Do you think there are more Gordon stories out there?
I know there’s at least one: The Chainfields lay in the Southeast, the final bastion of the Gentleman Ghouls.

However, I’ve grown a great deal since initially coming up with that concept and that name, and I’m now keenly aware that I am not the person to tell that story. Even if I were, it’s a story that hardly needs to be retold and recast, particularly at this stage of history.

While my wife and her family are from the region, I’ve got no ties to it aside from them. My family has always been north of the Mason-Dixon line, and as such we only have the ties to slavery that all Americans everywhere must carry. It’s not something I can expunge with a horror novel, and I’m not about to try anytime soon.

 

What's next?
I’m working on a young adult urban fantasy which should be lighter in tone than Famished: The Gentleman Ghouls. One of the neighborhood kids has been asking why he can’t read my stuff, so I promised him something he’d be able to read. It would be nice to have something my wife and mother could read as well!

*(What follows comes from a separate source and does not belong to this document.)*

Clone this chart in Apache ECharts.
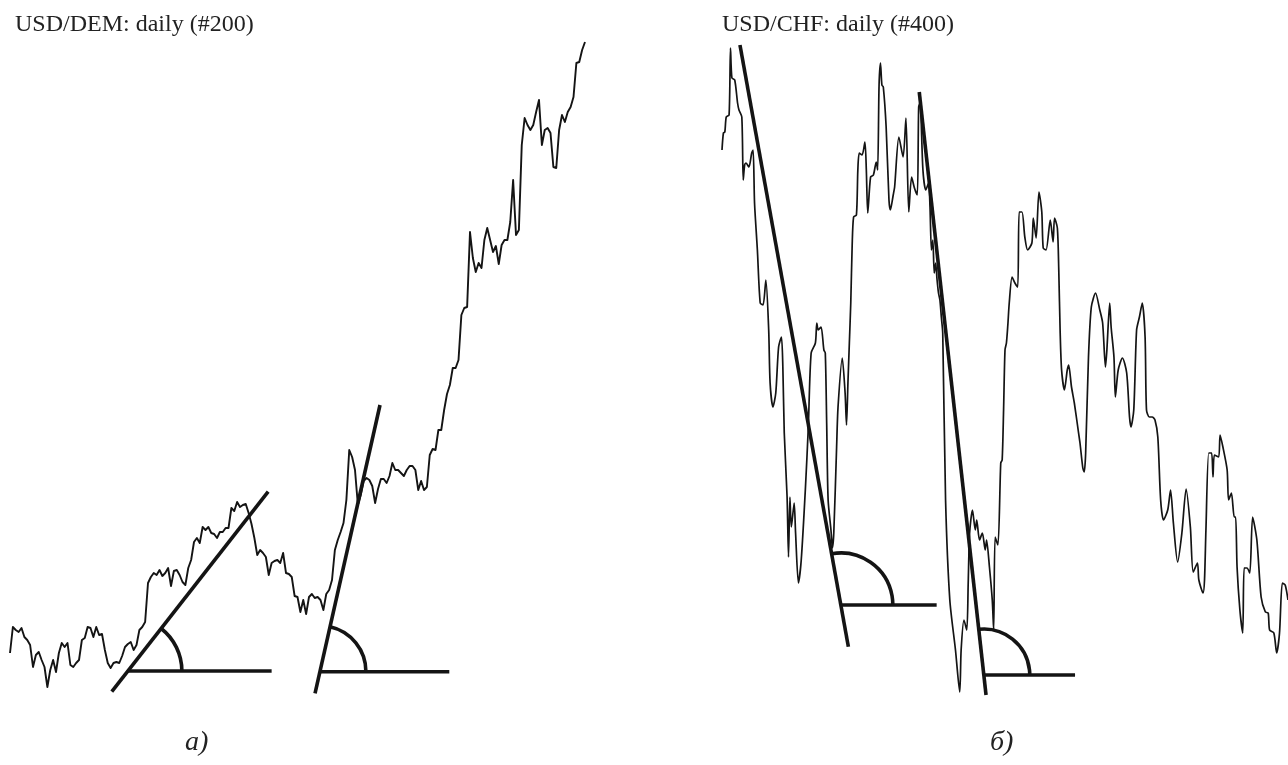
<!DOCTYPE html>
<html>
<head>
<meta charset="utf-8">
<script src="https://cdn.jsdelivr.net/npm/echarts@6/dist/echarts.min.js"></script>
<style>
  html, body { margin: 0; padding: 0; background: #fff; }
  #chart { width: 1288px; height: 765px; }
</style>
</head>
<body>
<div id="chart"></div>
<script>
// USD/DEM daily closes, one level per trading day (day = index)
const demLevels = [
  47, 73, 70, 68, 72, 63, 60, 55, 33, 45, 48, 40, 33, 13, 30, 40, 28, 47, 57, 53,
  57, 35, 33, 37, 40, 60, 62, 73, 72, 63, 73, 65, 66, 50, 37, 32, 37, 38, 37, 44,
  53, 56, 58, 50, 55, 70, 73, 78, 117, 123, 127, 125, 130, 124, 127, 132, 114, 129, 130, 125,
  118, 115, 132, 140, 158, 162, 157, 173, 170, 173, 167, 166, 162, 168, 168, 172, 172, 192, 189, 198,
  193, 195, 196, 187, 176, 162, 145, 150, 147, 143, 125, 137, 139, 140, 137, 147, 127, 126, 123, 104,
  103, 88, 100, 86, 103, 106, 102, 103, 100, 90, 106, 110, 120, 150, 160, 168, 177, 200, 250, 243,
  230, 195, 205, 219, 222, 220, 214, 197, 211, 221, 221, 217, 224, 237, 230, 230, 227, 224, 230, 234,
  234, 230, 210, 219, 210, 213, 245, 251, 250, 270, 270, 290, 306, 315, 332, 332, 340, 385, 392, 393,
  468, 442, 428, 437, 432, 460, 472, 460, 448, 454, 436, 455, 460, 460, 478, 520, 465, 470, 555, 582,
  575, 570, 575, 588, 600, 555, 570, 572, 567, 533, 532, 570, 585, 578, 588, 593, 603, 637, 638, 650,
  658
];

// USD/CHF daily closes: trading-day number and level
const chfDays = [
  0, 1, 2, 3, 5, 6, 7, 9, 11, 12, 14, 15, 16, 17, 19, 21, 22, 23, 25, 27,
  29, 31, 33, 34, 36, 38, 40, 42, 43, 44, 46, 47, 48, 49, 51, 52, 54, 56, 59, 61,
  63, 66, 67, 68, 70, 72, 73, 74, 75, 77, 78, 79, 81, 82, 85, 87, 88, 89, 90, 91,
  92, 93, 95, 96, 97, 99, 101, 102, 103, 105, 107, 109, 110, 111, 112, 113, 114, 116, 118, 119,
  121, 122, 125, 128, 130, 132, 134, 136, 138, 139, 140, 142, 144, 146, 147, 148, 149, 150, 151, 152,
  153, 154, 155, 156, 158, 161, 165, 168, 169, 171, 173, 174, 175, 177, 179, 180, 182, 184, 186, 187,
  189, 191, 192, 193, 195, 197, 198, 199, 200, 201, 202, 203, 205, 207, 209, 210, 212, 214, 216, 219,
  220, 222, 224, 226, 227, 229, 232, 234, 235, 237, 238, 239, 240, 242, 244, 245, 247, 249, 252, 253,
  255, 256, 257, 259, 261, 264, 267, 269, 271, 272, 274, 275, 277, 278, 280, 283, 286, 288, 289, 291,
  293, 295, 297, 299, 300, 302, 304, 306, 308, 310, 312, 315, 317, 319, 322, 325, 328, 331, 333, 336,
  337, 340, 341, 342, 344, 346, 347, 348, 351, 352, 354, 357, 358, 360, 362, 363, 364, 366, 368, 369,
  371, 373, 375, 378, 381, 384, 386, 387, 390, 392, 394, 396, 398, 400
];
const chfLevels = [
  550, 567, 568, 583, 585, 652, 622, 620, 597, 590, 583, 520, 535, 537, 533, 547, 550, 497, 450, 397,
  395, 420, 370, 317, 293, 307, 353, 363, 333, 267, 203, 143, 203, 173, 197, 167, 117, 140, 213, 273,
  347, 357, 377, 370, 373, 350, 347, 275, 200, 170, 152, 167, 253, 293, 342, 307, 275, 317, 357, 397,
  455, 483, 485, 530, 547, 545, 558, 530, 487, 523, 525, 538, 530, 615, 637, 615, 613, 573, 500, 490,
  505, 513, 563, 543, 582, 488, 523, 512, 505, 593, 597, 530, 510, 517, 493, 450, 460, 427, 437, 420,
  407, 400, 383, 367, 200, 100, 50, 8, 50, 80, 70, 117, 167, 190, 170, 180, 160, 167, 150, 160,
  133, 100, 70, 163, 155, 237, 240, 290, 350, 357, 375, 397, 423, 417, 413, 488, 488, 463, 450, 457,
  482, 462, 508, 488, 452, 450, 480, 458, 482, 472, 430, 367, 330, 310, 330, 335, 313, 297, 267, 257,
  232, 228, 247, 343, 393, 407, 390, 377, 333, 350, 397, 373, 343, 303, 330, 342, 327, 283, 273, 290,
  370, 383, 397, 363, 290, 283, 283, 280, 263, 200, 180, 190, 210, 177, 138, 167, 211, 173, 128, 137,
  120, 107, 120, 170, 247, 247, 223, 245, 243, 265, 253, 230, 200, 207, 183, 183, 133, 90, 67, 132,
  132, 127, 183, 160, 103, 88, 87, 70, 67, 47, 67, 117, 115, 100
];

// Trend lines [[day, level], [day, level]] and their horizontal bases
const demTrends = [
  [[35.4, 8.3], [89.8, 208.3]],
  [[106.1, 6.7], [128.7, 295]]
];
const demBases = [
  [[41.0, 29], [91.0, 29]],
  [[107.8, 28.3], [152.8, 28.3]]
];
const chfTrends = [
  [[12.7, 655], [89.3, 53.3]],
  [[139.4, 608], [186.6, 5]]
];
const chfBases = [
  [[84.0, 95], [151.7, 95]],
  [[185.0, 25], [249.5, 25]]
];

const panelTitles = ['USD/DEM: daily (#200)', 'USD/CHF: daily (#400)'];
const panelLetters = ['a)', 'б)'];

// ---- styling ----
const INK = '#141414';
const PRICE_WIDTH = [1.9, 1.7];
const PRICE_SMOOTH = [false, 0.25];
const TREND_WIDTH = 3.6;
const ARC_RADII = [[54, 46], [52, 46]];
const SERIF = '"Liberation Serif", "DejaVu Serif", serif';

const demData = demLevels.map((v, i) => [i, v]);
const chfData = chfDays.map((d, i) => [d, chfLevels[i]]);

function segmentSeries(segs, axis) {
  return segs.map(seg => ({
    type: 'line',
    xAxisIndex: axis, yAxisIndex: axis,
    data: seg,
    symbol: 'none',
    silent: true,
    clip: false,
    lineStyle: { color: INK, width: TREND_WIDTH, cap: 'butt' },
    z: 3
  }));
}

// angle arc between the trend line and its horizontal base, drawn at the vertex
function arcSeries(trends, bases, axis) {
  const data = bases.map((b, k) => {
    const t = trends[k];
    // far end of the trend line = the point higher up
    const far = t[0][1] > t[1][1] ? t[0] : t[1];
    return [b[0][0], b[0][1], far[0], far[1]];
  });
  return {
    type: 'custom',
    xAxisIndex: axis, yAxisIndex: axis,
    coordinateSystem: 'cartesian2d',
    silent: true,
    clip: false,
    encode: { x: [0, 2], y: [1, 3] },
    data: data,
    z: 3,
    renderItem: function (params, api) {
      const v = api.coord([api.value(0), api.value(1)]);
      const p = api.coord([api.value(2), api.value(3)]);
      const a = Math.atan2(p[1] - v[1], p[0] - v[0]);
      return {
        type: 'arc',
        shape: { cx: v[0], cy: v[1], r: ARC_RADII[axis][params.dataIndex], startAngle: a, endAngle: 0, clockwise: true },
        style: { stroke: INK, fill: 'none', lineWidth: TREND_WIDTH }
      };
    }
  };
}

const chart = echarts.init(document.getElementById('chart'), null, { renderer: 'canvas' });

const titleStyle = { fontFamily: SERIF, fontSize: 24, fontWeight: 'normal', color: '#222' };
const letterStyle = { fontFamily: SERIF, fontSize: 28, fontStyle: 'italic', fontWeight: 'normal', color: '#222' };

chart.setOption({
  animation: false,
  backgroundColor: '#ffffff',
  title: [
    { text: panelTitles[0], left: 10, top: 8, textStyle: titleStyle },
    { text: panelTitles[1], left: 717, top: 8, textStyle: titleStyle },
    { text: panelLetters[0], left: 180, top: 724, textStyle: letterStyle },
    { text: panelLetters[1], left: 985, top: 724, textStyle: letterStyle }
  ],
  grid: [
    { left: 10, top: 0, width: 575, height: 700 },
    { left: 722, top: 0, width: 566, height: 700 }
  ],
  xAxis: [
    { type: 'value', gridIndex: 0, min: 0, max: 200, show: false },
    { type: 'value', gridIndex: 1, min: 0, max: 400, show: false }
  ],
  yAxis: [
    { type: 'value', gridIndex: 0, min: 0, max: 700, show: false },
    { type: 'value', gridIndex: 1, min: 0, max: 700, show: false }
  ],
  series: [
    {
      type: 'line', xAxisIndex: 0, yAxisIndex: 0, data: demData, symbol: 'none', silent: true,
      smooth: PRICE_SMOOTH[0],
      lineStyle: { color: INK, width: PRICE_WIDTH[0], join: 'round' }, z: 2
    },
    {
      type: 'line', xAxisIndex: 1, yAxisIndex: 1, data: chfData, symbol: 'none', silent: true, clip: false,
      smooth: PRICE_SMOOTH[1],
      lineStyle: { color: INK, width: PRICE_WIDTH[1], join: 'round' }, z: 2
    },
    ...segmentSeries(demTrends, 0),
    ...segmentSeries(demBases, 0),
    ...segmentSeries(chfTrends, 1),
    ...segmentSeries(chfBases, 1),
    arcSeries(demTrends, demBases, 0),
    arcSeries(chfTrends, chfBases, 1)
  ]
});
</script>
</body>
</html>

Aside from that, I’m also working on monologues to be delivered live. I’ve performed in a number of one-man shows and truly enjoyed them, and would really love to be able to present my own work onstage one day. So I’m studying people like Spaulding Grey and Mike Daisey, working to see how they transformed their own experiences into spoken word. Of course, they’ve had more interesting lives. No matter. Just means I have to work at spicing things up a bit.